Three leading economic thinkers spoke about how to do economic policy in today's disrupted world at a panel event last night

Three leading thinkers involved in the cut and thrust of policy-making took part in a panel event at Bill Gates Sr House last night to discuss doing policy in an age when policy processes are subject to major disruption.

The speakers were Gates Cambridge Scholar Todd Tucker [2012], director of industrial policy and trade at the Roosevelt Institute, Shachi Amdekar, who leads international security policy in the UK Cabinet Office, and Tim Sahay, co-director of the Net Zero Industrial Policy Lab at Johns Hopkins University.

The event, hosted by Gates Cambridge Provost Eilis Ferran and in partnership with the Centre of Development Studies at the University of Cambridge, began with each of the speakers outlining their own career paths into the policy world.

The headline of the panel event, Doing economic policy in anti-policy times, was debated and how things have changed with the advent of the Trump government in particular. There was acknowledgement of some of the flaws of the previous policy world based on liberal norms and rules as well as the ‘organised hypocrisy’ when these are broken on occasion. However, speakers said that it is hard to know what the rules are now as the usual forms of reference have been eroded. “That anchor point has been lost,” said one speaker, acknowledging that a host of social and political issues had contributed to this. Others spoke of ‘technocratic exhaustion’, a disconnect with the working class and a failure to address growing inequality.

Speakers said policy now tends to be more reactive, intuitive and transactional and encompasses a broader set of stakeholders. Communications is more important, for instance, and it is vital that policymakers develop a compelling narrative – often based on case studies – to explain an evidence basis for policy.

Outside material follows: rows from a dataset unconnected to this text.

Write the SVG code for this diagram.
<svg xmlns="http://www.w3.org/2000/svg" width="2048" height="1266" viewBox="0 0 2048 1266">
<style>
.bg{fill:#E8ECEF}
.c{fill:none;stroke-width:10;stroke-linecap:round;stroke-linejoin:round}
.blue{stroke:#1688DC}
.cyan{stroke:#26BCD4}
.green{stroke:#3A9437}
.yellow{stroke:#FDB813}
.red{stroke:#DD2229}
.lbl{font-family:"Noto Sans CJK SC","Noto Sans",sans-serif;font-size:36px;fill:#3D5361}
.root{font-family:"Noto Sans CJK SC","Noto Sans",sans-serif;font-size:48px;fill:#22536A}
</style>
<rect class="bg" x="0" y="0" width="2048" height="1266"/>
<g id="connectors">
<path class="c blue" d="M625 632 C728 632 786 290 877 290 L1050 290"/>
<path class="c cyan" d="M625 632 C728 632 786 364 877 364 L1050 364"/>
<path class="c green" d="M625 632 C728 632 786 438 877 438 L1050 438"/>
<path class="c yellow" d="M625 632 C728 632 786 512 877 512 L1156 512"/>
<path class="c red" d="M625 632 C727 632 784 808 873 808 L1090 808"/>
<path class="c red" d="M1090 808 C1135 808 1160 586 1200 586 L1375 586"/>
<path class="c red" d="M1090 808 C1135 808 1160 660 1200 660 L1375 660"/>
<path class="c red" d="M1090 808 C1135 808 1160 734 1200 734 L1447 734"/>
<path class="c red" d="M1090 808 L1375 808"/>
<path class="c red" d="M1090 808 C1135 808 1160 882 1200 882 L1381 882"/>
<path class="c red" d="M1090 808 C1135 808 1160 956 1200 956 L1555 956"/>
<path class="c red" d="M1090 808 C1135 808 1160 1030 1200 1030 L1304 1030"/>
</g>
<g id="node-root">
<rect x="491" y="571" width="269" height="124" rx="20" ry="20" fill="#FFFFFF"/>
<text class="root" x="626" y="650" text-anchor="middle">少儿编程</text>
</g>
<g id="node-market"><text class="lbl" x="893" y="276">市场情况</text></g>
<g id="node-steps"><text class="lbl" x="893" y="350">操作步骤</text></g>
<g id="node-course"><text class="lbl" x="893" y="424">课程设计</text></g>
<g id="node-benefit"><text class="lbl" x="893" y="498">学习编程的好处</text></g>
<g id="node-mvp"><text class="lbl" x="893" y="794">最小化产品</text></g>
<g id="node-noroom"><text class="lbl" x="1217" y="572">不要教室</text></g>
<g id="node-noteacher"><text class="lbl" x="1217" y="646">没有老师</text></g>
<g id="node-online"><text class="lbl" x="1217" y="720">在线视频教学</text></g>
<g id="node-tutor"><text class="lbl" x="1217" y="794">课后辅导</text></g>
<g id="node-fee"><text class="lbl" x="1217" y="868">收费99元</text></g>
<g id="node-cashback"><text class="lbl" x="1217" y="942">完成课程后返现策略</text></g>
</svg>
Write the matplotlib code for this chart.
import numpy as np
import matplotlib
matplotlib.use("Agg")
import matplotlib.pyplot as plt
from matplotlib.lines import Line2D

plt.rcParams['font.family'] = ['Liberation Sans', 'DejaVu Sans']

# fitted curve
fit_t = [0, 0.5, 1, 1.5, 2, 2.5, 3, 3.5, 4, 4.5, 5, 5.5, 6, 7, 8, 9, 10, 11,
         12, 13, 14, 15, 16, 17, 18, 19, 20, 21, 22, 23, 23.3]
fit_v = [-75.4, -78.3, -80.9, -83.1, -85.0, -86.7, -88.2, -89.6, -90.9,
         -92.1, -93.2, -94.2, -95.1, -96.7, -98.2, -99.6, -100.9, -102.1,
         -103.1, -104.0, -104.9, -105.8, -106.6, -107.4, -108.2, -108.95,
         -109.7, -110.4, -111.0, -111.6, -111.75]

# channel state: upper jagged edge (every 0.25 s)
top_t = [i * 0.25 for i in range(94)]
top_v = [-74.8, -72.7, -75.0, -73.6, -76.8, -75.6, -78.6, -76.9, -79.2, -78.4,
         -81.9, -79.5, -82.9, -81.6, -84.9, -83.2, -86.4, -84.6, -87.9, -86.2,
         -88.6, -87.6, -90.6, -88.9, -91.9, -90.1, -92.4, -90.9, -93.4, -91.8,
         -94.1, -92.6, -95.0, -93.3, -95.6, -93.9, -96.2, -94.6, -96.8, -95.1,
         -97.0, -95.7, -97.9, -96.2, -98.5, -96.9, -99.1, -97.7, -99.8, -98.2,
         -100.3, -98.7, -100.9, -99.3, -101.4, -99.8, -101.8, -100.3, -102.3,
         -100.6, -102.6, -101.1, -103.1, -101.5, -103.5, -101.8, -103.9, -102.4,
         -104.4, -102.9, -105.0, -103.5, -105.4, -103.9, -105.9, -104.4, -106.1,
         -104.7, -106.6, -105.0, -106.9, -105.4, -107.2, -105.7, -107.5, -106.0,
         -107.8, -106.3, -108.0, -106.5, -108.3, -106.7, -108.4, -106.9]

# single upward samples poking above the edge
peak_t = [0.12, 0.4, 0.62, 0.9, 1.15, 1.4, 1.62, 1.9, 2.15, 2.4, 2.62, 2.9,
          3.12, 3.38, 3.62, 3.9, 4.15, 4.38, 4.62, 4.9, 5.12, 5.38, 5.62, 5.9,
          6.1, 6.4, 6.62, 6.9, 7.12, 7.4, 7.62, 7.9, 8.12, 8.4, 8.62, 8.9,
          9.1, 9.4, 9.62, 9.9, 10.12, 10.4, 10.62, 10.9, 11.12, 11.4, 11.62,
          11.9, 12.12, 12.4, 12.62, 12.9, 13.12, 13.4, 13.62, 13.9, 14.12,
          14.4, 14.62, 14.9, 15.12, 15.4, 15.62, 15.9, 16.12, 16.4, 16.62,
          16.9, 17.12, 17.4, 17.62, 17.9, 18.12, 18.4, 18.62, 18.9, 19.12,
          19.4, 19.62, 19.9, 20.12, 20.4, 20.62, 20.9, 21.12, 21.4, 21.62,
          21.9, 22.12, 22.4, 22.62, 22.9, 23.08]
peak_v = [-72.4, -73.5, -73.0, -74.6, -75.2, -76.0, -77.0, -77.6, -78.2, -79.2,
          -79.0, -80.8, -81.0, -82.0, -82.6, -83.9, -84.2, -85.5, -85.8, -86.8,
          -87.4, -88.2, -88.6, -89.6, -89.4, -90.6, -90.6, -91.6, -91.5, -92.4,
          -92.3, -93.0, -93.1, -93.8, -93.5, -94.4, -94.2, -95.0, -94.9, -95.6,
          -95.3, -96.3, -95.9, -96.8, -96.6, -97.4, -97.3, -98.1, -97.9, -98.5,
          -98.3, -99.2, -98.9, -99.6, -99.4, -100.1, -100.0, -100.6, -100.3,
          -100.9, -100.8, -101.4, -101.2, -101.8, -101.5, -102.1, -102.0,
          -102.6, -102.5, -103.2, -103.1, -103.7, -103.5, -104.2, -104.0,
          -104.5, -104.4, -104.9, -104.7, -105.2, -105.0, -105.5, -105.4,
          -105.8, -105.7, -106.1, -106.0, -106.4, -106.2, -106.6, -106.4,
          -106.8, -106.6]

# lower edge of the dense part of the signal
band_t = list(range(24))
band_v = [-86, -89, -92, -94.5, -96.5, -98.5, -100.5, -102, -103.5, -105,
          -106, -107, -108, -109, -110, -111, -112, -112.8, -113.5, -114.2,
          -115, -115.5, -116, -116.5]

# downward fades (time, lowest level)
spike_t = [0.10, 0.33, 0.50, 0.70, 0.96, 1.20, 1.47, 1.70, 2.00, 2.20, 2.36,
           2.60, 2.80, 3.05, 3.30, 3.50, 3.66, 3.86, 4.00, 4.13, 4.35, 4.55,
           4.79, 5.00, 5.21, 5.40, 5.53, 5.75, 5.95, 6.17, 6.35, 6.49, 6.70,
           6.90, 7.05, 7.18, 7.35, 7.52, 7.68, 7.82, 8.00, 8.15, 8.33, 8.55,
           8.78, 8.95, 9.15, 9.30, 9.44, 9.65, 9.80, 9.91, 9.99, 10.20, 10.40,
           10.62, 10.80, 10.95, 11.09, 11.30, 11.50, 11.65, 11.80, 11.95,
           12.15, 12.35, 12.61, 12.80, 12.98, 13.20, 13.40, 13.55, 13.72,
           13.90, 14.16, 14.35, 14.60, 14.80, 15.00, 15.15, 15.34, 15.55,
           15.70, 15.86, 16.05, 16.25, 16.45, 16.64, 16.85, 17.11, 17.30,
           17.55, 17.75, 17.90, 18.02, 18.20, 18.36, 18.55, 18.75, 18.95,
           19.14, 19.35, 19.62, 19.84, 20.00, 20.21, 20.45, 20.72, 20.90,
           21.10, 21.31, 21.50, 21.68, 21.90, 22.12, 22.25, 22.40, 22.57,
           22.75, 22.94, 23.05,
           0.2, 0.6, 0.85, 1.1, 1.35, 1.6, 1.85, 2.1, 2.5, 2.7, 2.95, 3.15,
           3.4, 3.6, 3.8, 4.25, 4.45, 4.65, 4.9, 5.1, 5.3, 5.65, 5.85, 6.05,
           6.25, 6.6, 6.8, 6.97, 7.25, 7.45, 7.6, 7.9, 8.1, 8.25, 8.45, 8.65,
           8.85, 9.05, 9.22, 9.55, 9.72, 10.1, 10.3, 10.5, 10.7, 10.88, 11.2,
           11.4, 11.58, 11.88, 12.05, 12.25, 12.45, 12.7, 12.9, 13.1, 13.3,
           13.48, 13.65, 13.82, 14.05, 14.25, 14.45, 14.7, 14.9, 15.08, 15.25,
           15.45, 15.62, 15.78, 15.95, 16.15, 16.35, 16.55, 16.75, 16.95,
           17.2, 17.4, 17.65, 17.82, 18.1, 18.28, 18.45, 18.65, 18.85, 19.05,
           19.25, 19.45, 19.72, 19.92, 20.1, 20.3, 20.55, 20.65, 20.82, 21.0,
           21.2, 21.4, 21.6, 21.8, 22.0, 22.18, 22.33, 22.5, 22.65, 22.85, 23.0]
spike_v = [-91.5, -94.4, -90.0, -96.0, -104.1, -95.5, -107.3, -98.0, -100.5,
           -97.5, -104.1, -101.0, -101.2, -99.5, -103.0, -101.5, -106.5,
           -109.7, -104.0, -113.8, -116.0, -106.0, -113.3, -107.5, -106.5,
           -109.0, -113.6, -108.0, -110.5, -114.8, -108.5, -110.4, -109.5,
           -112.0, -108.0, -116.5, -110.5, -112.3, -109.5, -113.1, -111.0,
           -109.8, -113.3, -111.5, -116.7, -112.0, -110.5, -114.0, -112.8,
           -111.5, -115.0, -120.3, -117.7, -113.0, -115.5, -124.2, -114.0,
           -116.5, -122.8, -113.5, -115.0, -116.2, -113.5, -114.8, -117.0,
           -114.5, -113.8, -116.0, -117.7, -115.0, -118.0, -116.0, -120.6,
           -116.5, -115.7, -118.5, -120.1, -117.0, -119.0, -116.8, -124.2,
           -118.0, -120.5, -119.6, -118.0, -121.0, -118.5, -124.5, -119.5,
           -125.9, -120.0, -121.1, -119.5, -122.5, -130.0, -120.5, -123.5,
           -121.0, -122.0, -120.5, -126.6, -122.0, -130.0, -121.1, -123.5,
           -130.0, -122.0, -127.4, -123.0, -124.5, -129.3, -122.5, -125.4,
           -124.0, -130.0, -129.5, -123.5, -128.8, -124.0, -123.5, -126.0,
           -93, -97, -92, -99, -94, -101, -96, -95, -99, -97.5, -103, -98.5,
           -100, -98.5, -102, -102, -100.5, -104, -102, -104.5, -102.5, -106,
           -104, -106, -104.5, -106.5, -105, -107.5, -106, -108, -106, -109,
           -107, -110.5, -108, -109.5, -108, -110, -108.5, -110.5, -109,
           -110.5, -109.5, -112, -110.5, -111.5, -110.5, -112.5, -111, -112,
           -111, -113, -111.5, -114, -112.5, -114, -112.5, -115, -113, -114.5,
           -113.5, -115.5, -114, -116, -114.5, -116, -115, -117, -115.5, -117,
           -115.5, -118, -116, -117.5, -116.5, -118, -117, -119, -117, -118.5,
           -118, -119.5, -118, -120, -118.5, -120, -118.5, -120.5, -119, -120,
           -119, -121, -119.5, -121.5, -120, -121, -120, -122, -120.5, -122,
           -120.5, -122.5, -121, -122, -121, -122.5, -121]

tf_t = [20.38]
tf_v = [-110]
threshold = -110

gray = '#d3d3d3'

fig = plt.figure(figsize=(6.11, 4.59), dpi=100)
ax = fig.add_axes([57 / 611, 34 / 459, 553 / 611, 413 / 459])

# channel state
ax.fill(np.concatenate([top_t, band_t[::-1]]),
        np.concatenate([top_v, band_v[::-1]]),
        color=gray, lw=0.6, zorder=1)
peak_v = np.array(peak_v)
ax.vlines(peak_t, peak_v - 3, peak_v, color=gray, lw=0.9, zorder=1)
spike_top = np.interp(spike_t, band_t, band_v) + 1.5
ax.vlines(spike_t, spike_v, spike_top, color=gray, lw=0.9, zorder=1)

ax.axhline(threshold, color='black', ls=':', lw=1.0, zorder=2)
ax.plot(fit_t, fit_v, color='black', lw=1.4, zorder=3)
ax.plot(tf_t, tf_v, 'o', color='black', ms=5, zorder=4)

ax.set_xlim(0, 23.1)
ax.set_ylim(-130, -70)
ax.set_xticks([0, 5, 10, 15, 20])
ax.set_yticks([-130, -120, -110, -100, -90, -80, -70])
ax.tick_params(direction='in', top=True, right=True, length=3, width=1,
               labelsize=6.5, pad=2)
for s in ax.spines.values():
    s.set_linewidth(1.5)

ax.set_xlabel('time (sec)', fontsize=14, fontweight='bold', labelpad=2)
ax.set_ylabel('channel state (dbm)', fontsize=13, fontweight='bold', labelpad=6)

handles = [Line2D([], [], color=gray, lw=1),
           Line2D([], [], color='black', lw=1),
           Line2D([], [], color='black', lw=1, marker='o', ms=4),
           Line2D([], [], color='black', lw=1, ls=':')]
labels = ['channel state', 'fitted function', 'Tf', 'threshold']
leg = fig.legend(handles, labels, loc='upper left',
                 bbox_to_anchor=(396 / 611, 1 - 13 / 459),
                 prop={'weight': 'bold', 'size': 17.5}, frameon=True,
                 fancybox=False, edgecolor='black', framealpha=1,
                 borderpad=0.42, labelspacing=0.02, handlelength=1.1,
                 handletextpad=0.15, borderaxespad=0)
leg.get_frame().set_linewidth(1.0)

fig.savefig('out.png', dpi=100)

The speakers also discussed the growing hostility towards critical policy ideas which makes people afraid to engage in debate. Yet, they said there is room for new ideas and the space from new idea to application is generally much shorter. One speaker spoke about  the opportunities in the new world for different ways of doing policy, including more multidisciplinary approaches which have been a feature of the last years.